The Kings dropped game four of seven on their road trip on Tuesday night in Pittsburgh, falling 3-2 in overtime to the Penguins. With the point gained, the Kings have now earned five of a possible eight so far on trip with a 2-1-1 record.
You may have missed the game’s first goal with the early start on the east coast as Adrian Kempe quickly put the Kings up 1-0 just 33 seconds into the game. Following an Anze Kopitar shot, the captain retrieved his rebound behind the Penguins net, found Kempe at the top of the crease and Swede pocketed his 16th goal of the season and his fourth goal in the last five games. The Kings strong start continued at they had six of the game’s first seven shots, but couldn’t add to their lead. The Penguins were able find their game in the ladder stages of the period and ended the opening 20 minutes tied 10-10 in the shots department.

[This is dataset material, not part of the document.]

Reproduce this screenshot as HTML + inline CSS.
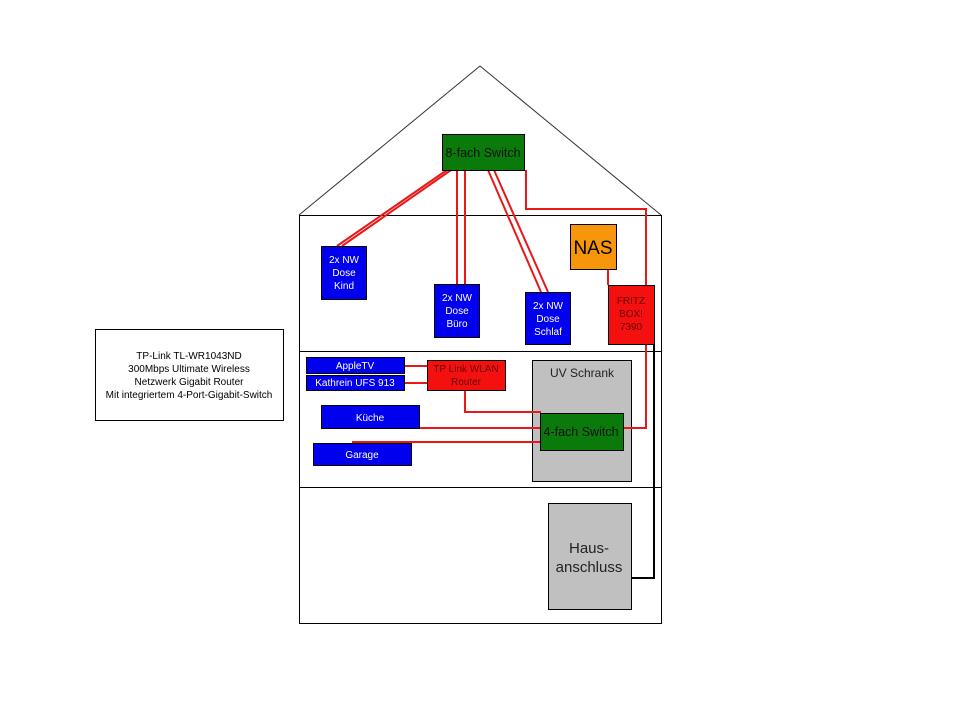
<!DOCTYPE html>
<html><head><meta charset="utf-8"><style>
body{margin:0;background:#fff}
svg{display:block}
text{font-family:"Liberation Sans",sans-serif;}
</style></head><body>
<svg width="960" height="720" viewBox="0 0 960 720" xmlns="http://www.w3.org/2000/svg">
<rect width="960" height="720" fill="#fff"/>
<!-- roof -->
<polyline points="299,215 480,66 661,215" fill="none" stroke="#333" stroke-width="1"/>
<rect x="299.5" y="215.5" width="362" height="408" fill="none" stroke="#000"/>
<line x1="299" y1="351.5" x2="661" y2="351.5" stroke="#000"/>
<line x1="299" y1="487.5" x2="661" y2="487.5" stroke="#000"/>
<rect x="532.5" y="360.5" width="99" height="121" fill="#c0c0c0" stroke="#000"/>

<!-- red lines -->
<g stroke="#e81818" stroke-width="2" fill="none">
<line x1="447" y1="170" x2="337" y2="246"/>
<line x1="451" y1="170" x2="342" y2="246"/>
<line x1="457" y1="170" x2="457" y2="285"/>
<line x1="465" y1="170" x2="465" y2="285"/>
<line x1="488" y1="170" x2="541" y2="292"/>
<line x1="494" y1="170" x2="548" y2="292"/>
<polyline points="526,170 526,209 646,209 646,285"/>
<line x1="608" y1="269" x2="608" y2="285"/>
<polyline points="646,344 646,428 623,428"/>
<line x1="404" y1="366" x2="427" y2="366"/>
<line x1="404" y1="383" x2="427" y2="383"/>
<polyline points="465,390 465,412 541,412"/>
<line x1="419" y1="428" x2="541" y2="428"/>
<line x1="352" y1="442" x2="541" y2="442"/>
</g>
<polyline points="654,344 654,578 632,578" fill="none" stroke="#000" stroke-width="2"/>

<!-- boxes -->
<g stroke="#000" stroke-width="1">
<rect x="442.5" y="134.5" width="82" height="36" fill="#0a7a0a"/>
<rect x="321.5" y="246.5" width="45" height="53" fill="#0000ee"/>
<rect x="434.5" y="284.5" width="45" height="53" fill="#0000ee"/>
<rect x="525.5" y="292.5" width="45" height="52" fill="#0000ee"/>
<rect x="570.5" y="224.5" width="46" height="45" fill="#f7960a"/>
<rect x="608.5" y="285.5" width="46" height="59" fill="#f51010"/>
<rect x="306.5" y="357.5" width="98" height="16" fill="#0000ee"/>
<rect x="306.5" y="375.5" width="98" height="15" fill="#0000ee"/>
<rect x="427.5" y="360.5" width="78" height="30" fill="#f51010"/>
<rect x="540.5" y="413.5" width="83" height="37" fill="#0a7a0a"/>
<rect x="321.5" y="405.5" width="98" height="23" fill="#0000ee"/>
<rect x="313.5" y="443.5" width="98" height="22" fill="#0000ee"/>
<rect x="548.5" y="503.5" width="83" height="106" fill="#c0c0c0"/>
<rect x="95.5" y="329.5" width="188" height="91" fill="#fff"/>
</g>

<g text-anchor="middle" font-size="10">
<text x="483" y="157" font-size="12.5" fill="#111">8-fach Switch</text>
<g fill="#fff">
<text x="344" y="263">2x NW</text><text x="344" y="276">Dose</text><text x="344" y="289">Kind</text>
<text x="457" y="301">2x NW</text><text x="457" y="314">Dose</text><text x="457" y="327">Büro</text>
<text x="548" y="309">2x NW</text><text x="548" y="322">Dose</text><text x="548" y="335">Schlaf</text>
<text x="355" y="369">AppleTV</text>
<text x="355" y="386">Kathrein UFS 913</text>
<text x="370" y="421">Küche</text>
<text x="362" y="458">Garage</text>
</g>
<text x="593" y="254" font-size="19" fill="#000">NAS</text>
<g fill="#600"><text x="631" y="304">FRITZ</text><text x="631" y="317">BOX!</text><text x="631" y="330">7390</text></g>
<g fill="#600"><text x="466" y="372">TP Link WLAN</text><text x="466" y="385">Router</text></g>
<text x="582" y="377" font-size="12" fill="#222">UV Schrank</text>
<text x="581" y="436" font-size="12.5" fill="#111">4-fach Switch</text>
<text x="589" y="553" font-size="15" fill="#222">Haus-</text>
<text x="589" y="572" font-size="15" fill="#222">anschluss</text>
<g fill="#000"><text x="189" y="359">TP-Link TL-WR1043ND</text><text x="189" y="372">300Mbps Ultimate Wireless</text><text x="189" y="385">Netzwerk Gigabit Router</text><text x="189" y="398">Mit integriertem 4-Port-Gigabit-Switch</text></g>
</g>
</svg>
</body></html>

The Penguins evened the score at 1-1 just over six minutes into the second period as Evgeni Malkin snapped a five-game goalless drought, knocking in a rebound after the puck found him on a 2-on-1. Knotted at one’s, Alex Turcotte made it back-to-back games with a goal to break the tie. Coming five minutes after the Malkin goal, Turcotte won the race to a neutral zone puck, went in on a contested breakaway and beat Alex Nedeljkovic with a short-side high wrist shot. The Kings led 2-1 after 40 minutes.
Continuing their stingy defensive play of late, the Kings allowed just eight shots in the final 20 minutes. Unfortunately, one of those shots by Matt Grzelcyk tied the game with 6:35 remaining in regulation. Each team had a late opportunity with an abbreviated power play, but to no avail the game went into overtime at 2-2.
It took just 1:45 after the puck dropped in the 3-on-3 session to find a winner and it went in favor of the Penguins. Former Duck and now in his third full season with Penguins, Rickard Rakell beat Darcy Kuemper with a skilled net-front deflection. Rakell’s tip-in off of a shot from the point by Erik Karlsson changed direction from one side of the net to the other within five feet of Kuemper and the Kings were forced to leave town with one of two possible points.
Kuemper stopped 28 of 31 shots and now holds a record of 7-2-4.